_What the task asks_.
Which lines hold the word "that"? Copy each of them.

_Given information_.
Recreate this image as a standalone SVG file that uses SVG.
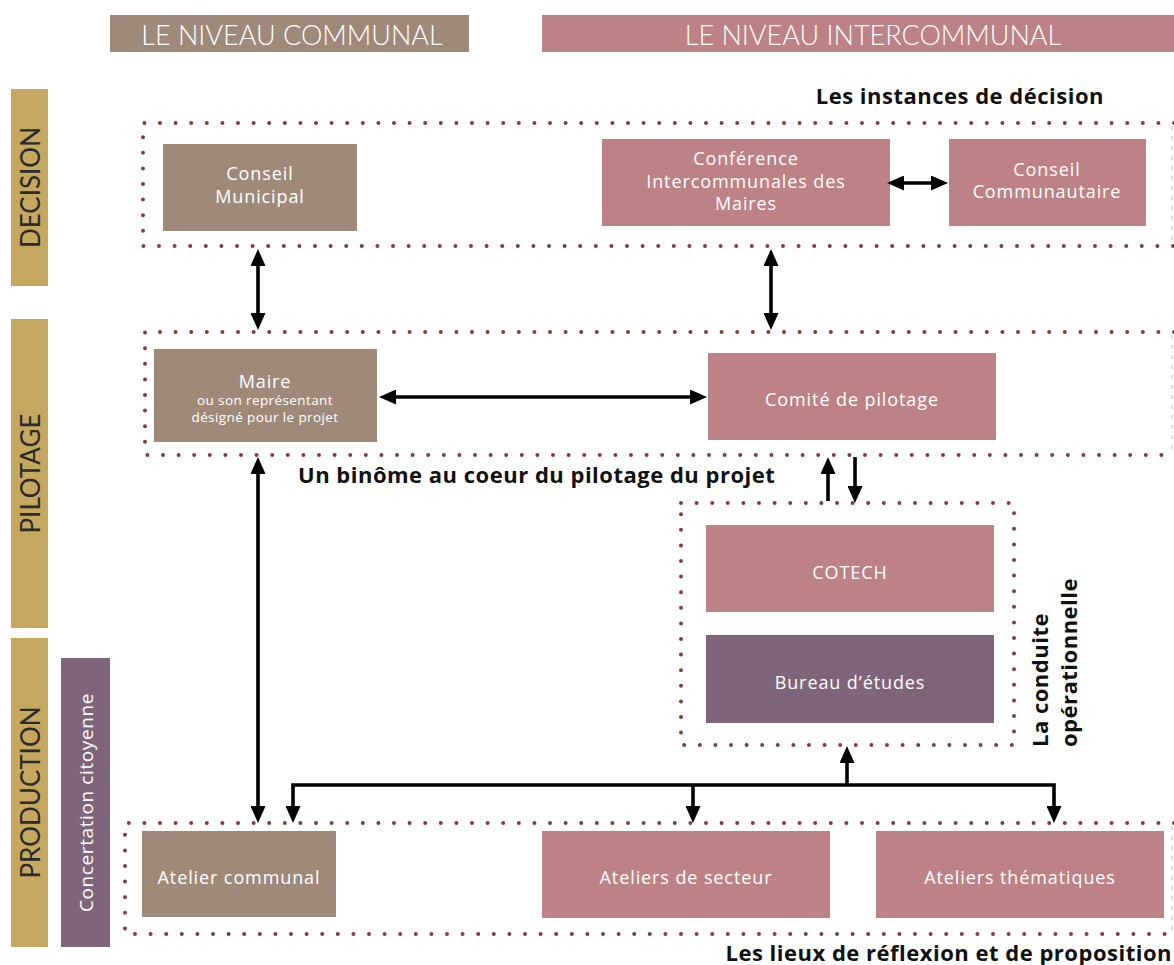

==

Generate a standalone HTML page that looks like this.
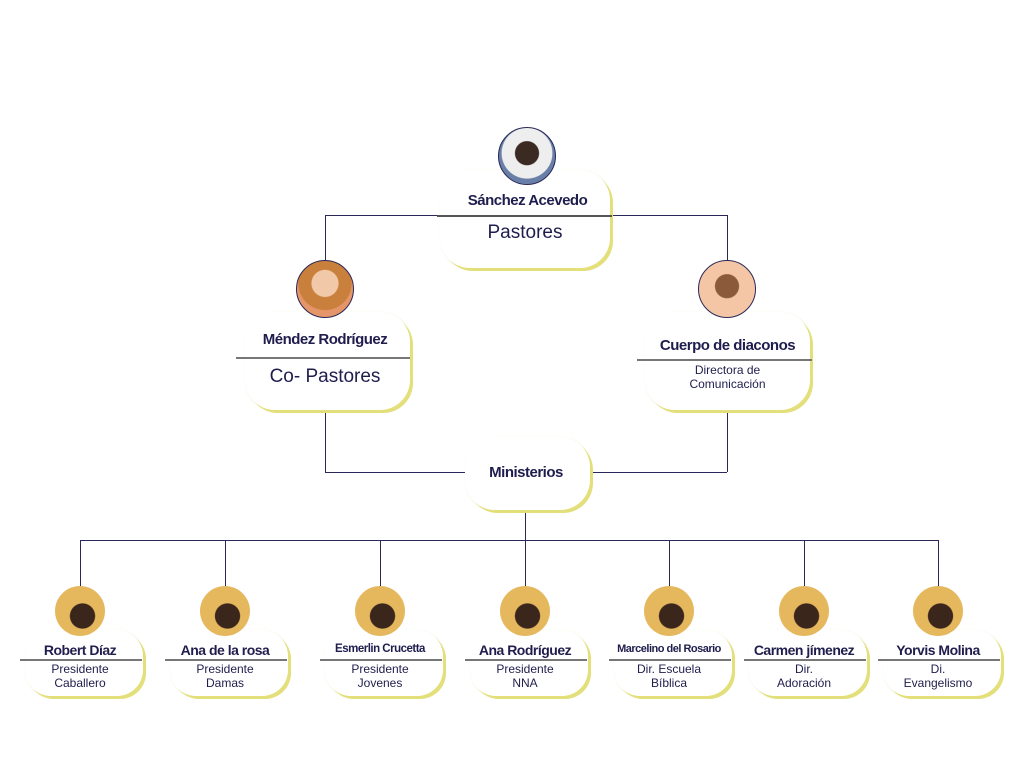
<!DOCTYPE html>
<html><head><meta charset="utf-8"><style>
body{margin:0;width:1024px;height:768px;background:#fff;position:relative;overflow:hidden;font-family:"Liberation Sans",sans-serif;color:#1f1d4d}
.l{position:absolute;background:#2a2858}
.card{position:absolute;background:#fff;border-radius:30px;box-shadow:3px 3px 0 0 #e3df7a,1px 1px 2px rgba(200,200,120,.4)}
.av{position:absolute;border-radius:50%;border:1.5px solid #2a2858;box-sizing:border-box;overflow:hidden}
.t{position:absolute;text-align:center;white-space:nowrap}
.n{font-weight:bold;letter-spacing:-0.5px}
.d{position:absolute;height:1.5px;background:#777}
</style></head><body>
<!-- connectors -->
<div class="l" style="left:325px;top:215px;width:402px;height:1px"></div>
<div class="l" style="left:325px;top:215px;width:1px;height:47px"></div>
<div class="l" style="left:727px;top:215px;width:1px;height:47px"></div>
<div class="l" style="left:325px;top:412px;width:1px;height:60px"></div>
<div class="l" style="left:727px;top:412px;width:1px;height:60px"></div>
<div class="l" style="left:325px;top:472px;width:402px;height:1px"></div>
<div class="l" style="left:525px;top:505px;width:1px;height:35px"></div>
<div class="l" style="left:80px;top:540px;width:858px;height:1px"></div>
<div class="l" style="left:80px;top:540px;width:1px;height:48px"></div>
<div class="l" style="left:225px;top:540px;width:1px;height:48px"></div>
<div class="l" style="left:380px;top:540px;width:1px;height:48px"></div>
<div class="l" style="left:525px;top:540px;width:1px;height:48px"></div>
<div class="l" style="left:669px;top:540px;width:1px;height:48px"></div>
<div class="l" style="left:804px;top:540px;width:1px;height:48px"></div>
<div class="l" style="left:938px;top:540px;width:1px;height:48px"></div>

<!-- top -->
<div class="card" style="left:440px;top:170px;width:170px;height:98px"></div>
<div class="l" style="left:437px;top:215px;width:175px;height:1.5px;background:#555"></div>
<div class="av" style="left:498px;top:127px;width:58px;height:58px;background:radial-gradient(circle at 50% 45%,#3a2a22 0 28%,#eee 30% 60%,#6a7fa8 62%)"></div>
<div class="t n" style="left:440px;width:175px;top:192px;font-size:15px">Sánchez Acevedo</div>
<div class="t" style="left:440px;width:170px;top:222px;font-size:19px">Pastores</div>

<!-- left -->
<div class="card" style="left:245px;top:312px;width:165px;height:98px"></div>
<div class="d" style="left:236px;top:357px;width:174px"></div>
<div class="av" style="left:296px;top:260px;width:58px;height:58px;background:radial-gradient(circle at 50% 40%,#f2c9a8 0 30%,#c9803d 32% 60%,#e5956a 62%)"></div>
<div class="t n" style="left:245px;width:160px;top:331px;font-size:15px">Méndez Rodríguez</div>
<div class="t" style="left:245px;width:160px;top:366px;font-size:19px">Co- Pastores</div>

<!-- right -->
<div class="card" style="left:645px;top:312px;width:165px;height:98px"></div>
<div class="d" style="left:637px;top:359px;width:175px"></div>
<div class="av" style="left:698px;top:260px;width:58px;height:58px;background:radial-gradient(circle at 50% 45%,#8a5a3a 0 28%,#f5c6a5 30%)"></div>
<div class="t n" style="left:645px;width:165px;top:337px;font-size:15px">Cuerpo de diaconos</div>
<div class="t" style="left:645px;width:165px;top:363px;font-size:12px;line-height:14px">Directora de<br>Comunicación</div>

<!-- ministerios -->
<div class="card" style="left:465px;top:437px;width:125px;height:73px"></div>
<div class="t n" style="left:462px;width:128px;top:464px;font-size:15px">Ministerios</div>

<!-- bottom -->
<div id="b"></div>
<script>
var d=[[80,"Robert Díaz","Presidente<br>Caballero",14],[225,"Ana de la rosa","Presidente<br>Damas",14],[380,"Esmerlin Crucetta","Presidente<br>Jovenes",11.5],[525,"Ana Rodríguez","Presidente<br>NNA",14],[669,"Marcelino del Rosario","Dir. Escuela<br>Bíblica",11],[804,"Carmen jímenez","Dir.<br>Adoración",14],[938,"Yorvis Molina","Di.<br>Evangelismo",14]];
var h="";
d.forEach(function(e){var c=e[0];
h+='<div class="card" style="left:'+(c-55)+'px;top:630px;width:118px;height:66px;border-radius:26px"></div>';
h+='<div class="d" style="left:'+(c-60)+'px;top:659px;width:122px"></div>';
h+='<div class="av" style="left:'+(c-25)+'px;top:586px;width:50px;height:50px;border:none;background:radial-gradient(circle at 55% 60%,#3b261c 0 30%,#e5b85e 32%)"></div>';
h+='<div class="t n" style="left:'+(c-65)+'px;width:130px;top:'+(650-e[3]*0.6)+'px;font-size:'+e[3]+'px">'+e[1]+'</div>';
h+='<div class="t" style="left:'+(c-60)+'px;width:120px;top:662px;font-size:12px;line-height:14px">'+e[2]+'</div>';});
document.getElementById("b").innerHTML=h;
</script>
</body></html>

* * *

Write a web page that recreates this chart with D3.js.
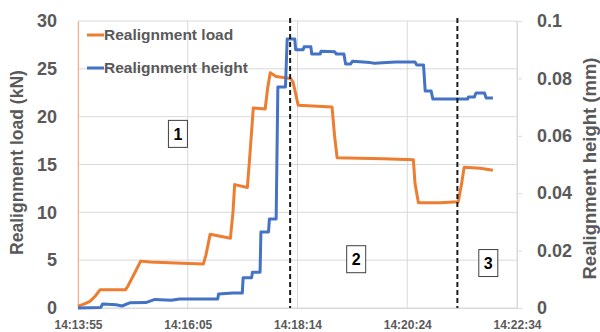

_Exercise response_.
Recreate this image as a standalone SVG file that uses SVG.
Generate a standalone HTML page that looks like this.
Write a web page that recreates this chart with D3.js.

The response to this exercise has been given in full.